COLLECTED DATA
--- Begin ---

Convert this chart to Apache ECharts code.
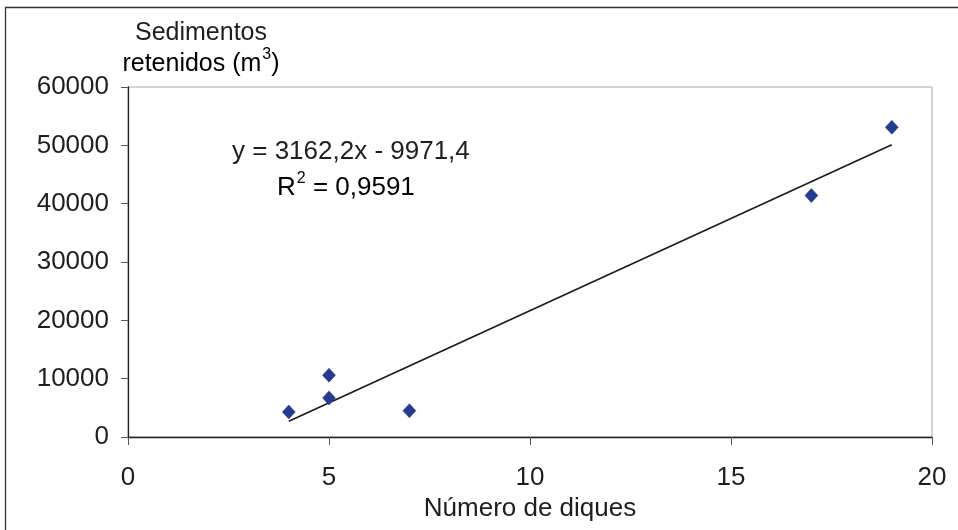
<!DOCTYPE html>
<html>
<head>
<meta charset="utf-8">
<script src="https://cdn.jsdelivr.net/npm/echarts@6/dist/echarts.min.js"></script>
<style>html,body{margin:0;padding:0;background:#fff;}#c{width:958px;height:530px;}</style>
</head>
<body>
<div id="c"></div>
<script>
var diques = [4, 5, 5, 7, 17, 19];
var sedimentos = [4300, 10600, 6700, 4500, 41400, 53100];
var trendX = [4, 19];
var trendY = [2700, 50100];
var xTicks = [0, 5, 10, 15, 20];
var yTicks = [0, 10000, 20000, 30000, 40000, 50000, 60000];
var yTitle = ['Sedimentos', 'retenidos (m', '3', ')'];
var xTitle = 'Número de diques';
var eqLines = ['y = 3162,2x - 9971,4', 'R', '2', ' = 0,9591'];

var font = 'Liberation Sans, Arial, sans-serif';
var txt = '#1e1e1e';
var chart = echarts.init(document.getElementById('c'), null, {renderer: 'canvas'});
var pts = diques.map(function (x, i) { return [x, sedimentos[i]]; });
var tr = trendX.map(function (x, i) { return [x, trendY[i]]; });
function richSup(sz) {
  return {
    a: {fontFamily: font, fontSize: sz, color: txt, lineHeight: 30, verticalAlign: 'bottom'},
    s: {fontFamily: font, fontSize: 16, color: txt, lineHeight: 30, verticalAlign: 'top', padding: [0, 0, 0, 1]}
  };
}
chart.setOption({
  animation: false,
  backgroundColor: '#fff',
  grid: {left: 128, right: 26, top: 87, bottom: 93, show: true, borderColor: '#a8a8a8', borderWidth: 1},
  xAxis: {
    type: 'value', min: xTicks[0], max: xTicks[xTicks.length - 1], interval: 5,
    name: xTitle, nameLocation: 'middle', nameGap: 57,
    nameTextStyle: {fontFamily: font, fontSize: 26, color: txt},
    axisLine: {show: true, onZero: false, lineStyle: {color: '#222', width: 1.3}},
    axisTick: {show: true, inside: false, length: 8, lineStyle: {color: '#555'}},
    axisLabel: {fontFamily: font, fontSize: 26, color: txt, margin: 28, formatter: function (v) { return String(v); }},
    splitLine: {show: false}
  },
  yAxis: {
    type: 'value', min: yTicks[0], max: yTicks[yTicks.length - 1], interval: 10000,
    axisLine: {show: true, onZero: false, lineStyle: {color: '#222', width: 1.3}},
    axisTick: {show: true, inside: false, length: 7, lineStyle: {color: '#555'}},
    axisLabel: {fontFamily: font, fontSize: 26, color: txt, margin: 19, formatter: function (v) { return String(v); }},
    splitLine: {show: false}
  },
  series: [
    {
      type: 'line', data: tr, symbol: 'none', silent: true,
      lineStyle: {color: '#1a1a1a', width: 1.6}, z: 2
    },
    {
      type: 'scatter', data: pts, symbol: 'diamond', symbolSize: [13, 14],
      itemStyle: {color: '#263b8e', opacity: 1, borderColor: '#1f3485', borderWidth: 0.5}, z: 3
    }
  ],
  graphic: [
    {type: 'rect', shape: {x: 5.5, y: 7.5, width: 1000, height: 1000}, style: {fill: 'none', stroke: '#333', lineWidth: 1.3}, silent: true},
    {type: 'text', x: 201, y: 33, style: {text: yTitle[0], font: '25px ' + font, fill: txt, textAlign: 'center', textVerticalAlign: 'middle'}},
    {type: 'text', x: 201, y: 62, style: {text: '{a|' + yTitle[1] + '}{s|' + yTitle[2] + '}{a|' + yTitle[3] + '}', rich: richSup(25), textAlign: 'center', textVerticalAlign: 'middle'}},
    {type: 'text', x: 232, y: 152, style: {text: eqLines[0], font: '26px ' + font, fill: txt, textAlign: 'left', textVerticalAlign: 'middle'}},
    {type: 'text', x: 277, y: 186, style: {text: '{a|' + eqLines[1] + '}{s|' + eqLines[2] + '}{a|' + eqLines[3] + '}', rich: richSup(26), textAlign: 'left', textVerticalAlign: 'middle'}}
  ]
});
</script>
</body>
</html>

--- End ---

EXERCISE AIM
Your task is to reproduce all of the material exactly. The pictures stay out.

FULL RESPONSE
Convert this chart to Apache ECharts code.
<!DOCTYPE html>
<html>
<head>
<meta charset="utf-8">
<script src="https://cdn.jsdelivr.net/npm/echarts@6/dist/echarts.min.js"></script>
<style>html,body{margin:0;padding:0;background:#fff;}#c{width:958px;height:530px;}</style>
</head>
<body>
<div id="c"></div>
<script>
var diques = [4, 5, 5, 7, 17, 19];
var sedimentos = [4300, 10600, 6700, 4500, 41400, 53100];
var trendX = [4, 19];
var trendY = [2700, 50100];
var xTicks = [0, 5, 10, 15, 20];
var yTicks = [0, 10000, 20000, 30000, 40000, 50000, 60000];
var yTitle = ['Sedimentos', 'retenidos (m', '3', ')'];
var xTitle = 'Número de diques';
var eqLines = ['y = 3162,2x - 9971,4', 'R', '2', ' = 0,9591'];

var font = 'Liberation Sans, Arial, sans-serif';
var txt = '#1e1e1e';
var chart = echarts.init(document.getElementById('c'), null, {renderer: 'canvas'});
var pts = diques.map(function (x, i) { return [x, sedimentos[i]]; });
var tr = trendX.map(function (x, i) { return [x, trendY[i]]; });
function richSup(sz) {
  return {
    a: {fontFamily: font, fontSize: sz, color: txt, lineHeight: 30, verticalAlign: 'bottom'},
    s: {fontFamily: font, fontSize: 16, color: txt, lineHeight: 30, verticalAlign: 'top', padding: [0, 0, 0, 1]}
  };
}
chart.setOption({
  animation: false,
  backgroundColor: '#fff',
  grid: {left: 128, right: 26, top: 87, bottom: 93, show: true, borderColor: '#a8a8a8', borderWidth: 1},
  xAxis: {
    type: 'value', min: xTicks[0], max: xTicks[xTicks.length - 1], interval: 5,
    name: xTitle, nameLocation: 'middle', nameGap: 57,
    nameTextStyle: {fontFamily: font, fontSize: 26, color: txt},
    axisLine: {show: true, onZero: false, lineStyle: {color: '#222', width: 1.3}},
    axisTick: {show: true, inside: false, length: 8, lineStyle: {color: '#555'}},
    axisLabel: {fontFamily: font, fontSize: 26, color: txt, margin: 28, formatter: function (v) { return String(v); }},
    splitLine: {show: false}
  },
  yAxis: {
    type: 'value', min: yTicks[0], max: yTicks[yTicks.length - 1], interval: 10000,
    axisLine: {show: true, onZero: false, lineStyle: {color: '#222', width: 1.3}},
    axisTick: {show: true, inside: false, length: 7, lineStyle: {color: '#555'}},
    axisLabel: {fontFamily: font, fontSize: 26, color: txt, margin: 19, formatter: function (v) { return String(v); }},
    splitLine: {show: false}
  },
  series: [
    {
      type: 'line', data: tr, symbol: 'none', silent: true,
      lineStyle: {color: '#1a1a1a', width: 1.6}, z: 2
    },
    {
      type: 'scatter', data: pts, symbol: 'diamond', symbolSize: [13, 14],
      itemStyle: {color: '#263b8e', opacity: 1, borderColor: '#1f3485', borderWidth: 0.5}, z: 3
    }
  ],
  graphic: [
    {type: 'rect', shape: {x: 5.5, y: 7.5, width: 1000, height: 1000}, style: {fill: 'none', stroke: '#333', lineWidth: 1.3}, silent: true},
    {type: 'text', x: 201, y: 33, style: {text: yTitle[0], font: '25px ' + font, fill: txt, textAlign: 'center', textVerticalAlign: 'middle'}},
    {type: 'text', x: 201, y: 62, style: {text: '{a|' + yTitle[1] + '}{s|' + yTitle[2] + '}{a|' + yTitle[3] + '}', rich: richSup(25), textAlign: 'center', textVerticalAlign: 'middle'}},
    {type: 'text', x: 232, y: 152, style: {text: eqLines[0], font: '26px ' + font, fill: txt, textAlign: 'left', textVerticalAlign: 'middle'}},
    {type: 'text', x: 277, y: 186, style: {text: '{a|' + eqLines[1] + '}{s|' + eqLines[2] + '}{a|' + eqLines[3] + '}', rich: richSup(26), textAlign: 'left', textVerticalAlign: 'middle'}}
  ]
});
</script>
</body>
</html>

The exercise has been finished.